**Stored data**

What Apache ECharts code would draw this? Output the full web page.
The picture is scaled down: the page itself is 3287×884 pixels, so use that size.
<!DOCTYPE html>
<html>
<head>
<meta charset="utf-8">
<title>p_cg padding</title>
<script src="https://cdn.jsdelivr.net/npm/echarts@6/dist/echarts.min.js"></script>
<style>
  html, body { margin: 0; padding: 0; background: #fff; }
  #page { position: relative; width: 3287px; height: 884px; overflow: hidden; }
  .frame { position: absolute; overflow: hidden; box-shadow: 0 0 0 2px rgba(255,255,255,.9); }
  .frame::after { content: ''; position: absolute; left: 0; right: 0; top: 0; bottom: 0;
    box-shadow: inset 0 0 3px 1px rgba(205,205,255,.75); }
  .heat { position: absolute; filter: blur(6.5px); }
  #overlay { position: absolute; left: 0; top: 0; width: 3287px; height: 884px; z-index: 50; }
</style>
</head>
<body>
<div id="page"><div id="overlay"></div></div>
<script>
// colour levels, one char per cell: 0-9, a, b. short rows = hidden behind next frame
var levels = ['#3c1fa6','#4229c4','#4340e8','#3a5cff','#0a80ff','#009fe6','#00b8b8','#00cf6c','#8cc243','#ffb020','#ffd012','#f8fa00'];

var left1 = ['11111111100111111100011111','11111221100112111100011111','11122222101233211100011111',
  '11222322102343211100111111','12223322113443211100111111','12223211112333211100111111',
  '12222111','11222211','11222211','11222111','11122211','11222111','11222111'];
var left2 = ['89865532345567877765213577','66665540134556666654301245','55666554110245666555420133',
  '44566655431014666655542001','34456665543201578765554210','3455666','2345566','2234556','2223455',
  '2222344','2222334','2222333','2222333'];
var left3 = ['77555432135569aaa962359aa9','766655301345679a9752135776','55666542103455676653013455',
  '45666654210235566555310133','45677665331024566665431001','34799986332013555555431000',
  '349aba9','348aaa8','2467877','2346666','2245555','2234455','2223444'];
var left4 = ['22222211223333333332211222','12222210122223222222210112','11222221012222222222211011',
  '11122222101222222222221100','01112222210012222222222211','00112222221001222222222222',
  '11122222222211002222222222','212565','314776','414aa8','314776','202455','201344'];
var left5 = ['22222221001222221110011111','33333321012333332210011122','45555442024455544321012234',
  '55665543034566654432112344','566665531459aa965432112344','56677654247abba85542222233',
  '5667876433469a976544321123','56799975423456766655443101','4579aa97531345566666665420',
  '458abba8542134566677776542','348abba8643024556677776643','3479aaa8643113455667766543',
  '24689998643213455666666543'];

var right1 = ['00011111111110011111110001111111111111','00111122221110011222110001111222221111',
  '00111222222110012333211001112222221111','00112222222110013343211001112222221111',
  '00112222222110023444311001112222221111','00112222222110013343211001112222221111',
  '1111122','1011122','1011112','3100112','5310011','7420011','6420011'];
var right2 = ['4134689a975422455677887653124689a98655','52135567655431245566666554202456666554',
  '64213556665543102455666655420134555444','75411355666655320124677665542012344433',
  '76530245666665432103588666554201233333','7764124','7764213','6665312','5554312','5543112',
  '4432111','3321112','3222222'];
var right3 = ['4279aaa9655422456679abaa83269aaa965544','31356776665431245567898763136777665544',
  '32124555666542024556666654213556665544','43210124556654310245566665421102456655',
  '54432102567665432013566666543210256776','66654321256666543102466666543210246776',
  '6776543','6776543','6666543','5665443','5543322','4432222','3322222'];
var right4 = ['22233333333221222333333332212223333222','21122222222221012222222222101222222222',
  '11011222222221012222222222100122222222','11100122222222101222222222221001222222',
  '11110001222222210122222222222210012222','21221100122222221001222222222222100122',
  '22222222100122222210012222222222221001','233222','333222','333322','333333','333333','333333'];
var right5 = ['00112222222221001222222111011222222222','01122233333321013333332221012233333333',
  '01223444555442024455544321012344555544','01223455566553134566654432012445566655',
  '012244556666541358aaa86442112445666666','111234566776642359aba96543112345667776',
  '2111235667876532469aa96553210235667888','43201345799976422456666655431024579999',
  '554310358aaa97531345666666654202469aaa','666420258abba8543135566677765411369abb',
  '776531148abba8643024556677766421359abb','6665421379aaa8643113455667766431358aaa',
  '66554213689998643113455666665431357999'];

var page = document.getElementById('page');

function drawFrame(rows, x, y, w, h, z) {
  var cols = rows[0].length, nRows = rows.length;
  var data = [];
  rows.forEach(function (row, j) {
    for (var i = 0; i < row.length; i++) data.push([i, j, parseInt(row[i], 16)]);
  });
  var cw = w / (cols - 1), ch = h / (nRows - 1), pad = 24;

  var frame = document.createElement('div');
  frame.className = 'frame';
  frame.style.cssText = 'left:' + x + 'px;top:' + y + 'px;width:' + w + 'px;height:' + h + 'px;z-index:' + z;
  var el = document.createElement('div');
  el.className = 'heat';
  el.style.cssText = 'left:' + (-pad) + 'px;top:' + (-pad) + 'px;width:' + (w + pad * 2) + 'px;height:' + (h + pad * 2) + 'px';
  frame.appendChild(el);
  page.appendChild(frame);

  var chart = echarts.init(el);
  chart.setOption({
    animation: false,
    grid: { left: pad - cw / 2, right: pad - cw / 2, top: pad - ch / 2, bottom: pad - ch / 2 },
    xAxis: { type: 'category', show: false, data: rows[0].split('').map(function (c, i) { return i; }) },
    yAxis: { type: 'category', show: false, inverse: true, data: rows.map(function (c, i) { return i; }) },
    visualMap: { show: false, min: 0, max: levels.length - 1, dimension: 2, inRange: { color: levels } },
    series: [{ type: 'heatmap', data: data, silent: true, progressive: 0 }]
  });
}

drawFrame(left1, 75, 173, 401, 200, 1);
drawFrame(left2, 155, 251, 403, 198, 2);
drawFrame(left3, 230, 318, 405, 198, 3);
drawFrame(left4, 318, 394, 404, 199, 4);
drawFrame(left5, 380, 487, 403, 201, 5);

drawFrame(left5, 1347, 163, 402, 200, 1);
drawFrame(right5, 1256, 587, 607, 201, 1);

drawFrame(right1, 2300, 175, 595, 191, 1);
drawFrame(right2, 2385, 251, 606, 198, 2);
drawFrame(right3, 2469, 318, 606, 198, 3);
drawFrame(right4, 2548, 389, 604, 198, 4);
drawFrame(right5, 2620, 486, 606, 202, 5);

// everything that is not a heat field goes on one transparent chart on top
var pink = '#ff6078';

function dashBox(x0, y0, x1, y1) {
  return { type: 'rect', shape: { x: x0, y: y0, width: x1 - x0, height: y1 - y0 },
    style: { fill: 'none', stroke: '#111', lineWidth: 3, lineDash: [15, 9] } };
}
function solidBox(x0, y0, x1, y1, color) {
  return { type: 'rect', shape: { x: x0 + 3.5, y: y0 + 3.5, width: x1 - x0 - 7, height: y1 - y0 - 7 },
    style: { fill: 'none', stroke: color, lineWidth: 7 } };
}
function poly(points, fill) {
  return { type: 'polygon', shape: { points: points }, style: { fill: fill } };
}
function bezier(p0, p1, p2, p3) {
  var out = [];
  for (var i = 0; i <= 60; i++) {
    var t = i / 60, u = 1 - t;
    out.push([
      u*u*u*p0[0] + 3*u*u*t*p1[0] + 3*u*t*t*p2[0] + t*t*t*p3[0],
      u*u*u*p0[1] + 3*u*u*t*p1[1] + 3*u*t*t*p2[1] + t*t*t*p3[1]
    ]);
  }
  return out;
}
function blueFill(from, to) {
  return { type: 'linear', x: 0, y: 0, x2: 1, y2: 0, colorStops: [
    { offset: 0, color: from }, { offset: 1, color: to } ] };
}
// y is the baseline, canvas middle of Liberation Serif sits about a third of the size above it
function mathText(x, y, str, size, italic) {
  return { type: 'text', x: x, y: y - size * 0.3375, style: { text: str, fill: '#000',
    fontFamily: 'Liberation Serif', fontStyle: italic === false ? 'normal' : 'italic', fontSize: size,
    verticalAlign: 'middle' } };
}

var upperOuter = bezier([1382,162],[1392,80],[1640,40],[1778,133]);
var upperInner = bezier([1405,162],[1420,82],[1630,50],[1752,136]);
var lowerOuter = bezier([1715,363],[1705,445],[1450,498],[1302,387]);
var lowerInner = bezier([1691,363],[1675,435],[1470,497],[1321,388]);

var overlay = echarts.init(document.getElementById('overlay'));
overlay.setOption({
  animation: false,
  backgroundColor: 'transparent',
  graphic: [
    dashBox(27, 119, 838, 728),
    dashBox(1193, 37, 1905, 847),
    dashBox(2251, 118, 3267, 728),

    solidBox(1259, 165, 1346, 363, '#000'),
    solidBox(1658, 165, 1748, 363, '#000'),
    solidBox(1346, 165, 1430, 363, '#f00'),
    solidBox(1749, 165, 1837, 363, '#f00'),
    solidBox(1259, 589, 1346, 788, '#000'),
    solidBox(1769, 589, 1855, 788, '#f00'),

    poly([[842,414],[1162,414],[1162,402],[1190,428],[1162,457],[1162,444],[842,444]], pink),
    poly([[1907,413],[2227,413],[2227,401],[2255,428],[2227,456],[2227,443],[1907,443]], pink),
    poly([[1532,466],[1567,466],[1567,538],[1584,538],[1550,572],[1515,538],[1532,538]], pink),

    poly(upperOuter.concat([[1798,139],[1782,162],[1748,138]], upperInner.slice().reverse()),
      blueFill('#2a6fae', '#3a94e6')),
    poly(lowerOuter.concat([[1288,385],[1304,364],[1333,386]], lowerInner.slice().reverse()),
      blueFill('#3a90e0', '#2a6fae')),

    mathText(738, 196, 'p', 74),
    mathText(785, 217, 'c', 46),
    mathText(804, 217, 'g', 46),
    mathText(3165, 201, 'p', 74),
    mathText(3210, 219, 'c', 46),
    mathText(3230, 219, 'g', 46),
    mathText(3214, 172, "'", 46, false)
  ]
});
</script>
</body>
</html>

**Aim of the task**
Gather, from the listing above, every line carrying the word "that".

**The output**
The picture is scaled down: the page itself is 3287×884 pixels, so use that size.
// everything that is not a heat field goes on one transparent chart on top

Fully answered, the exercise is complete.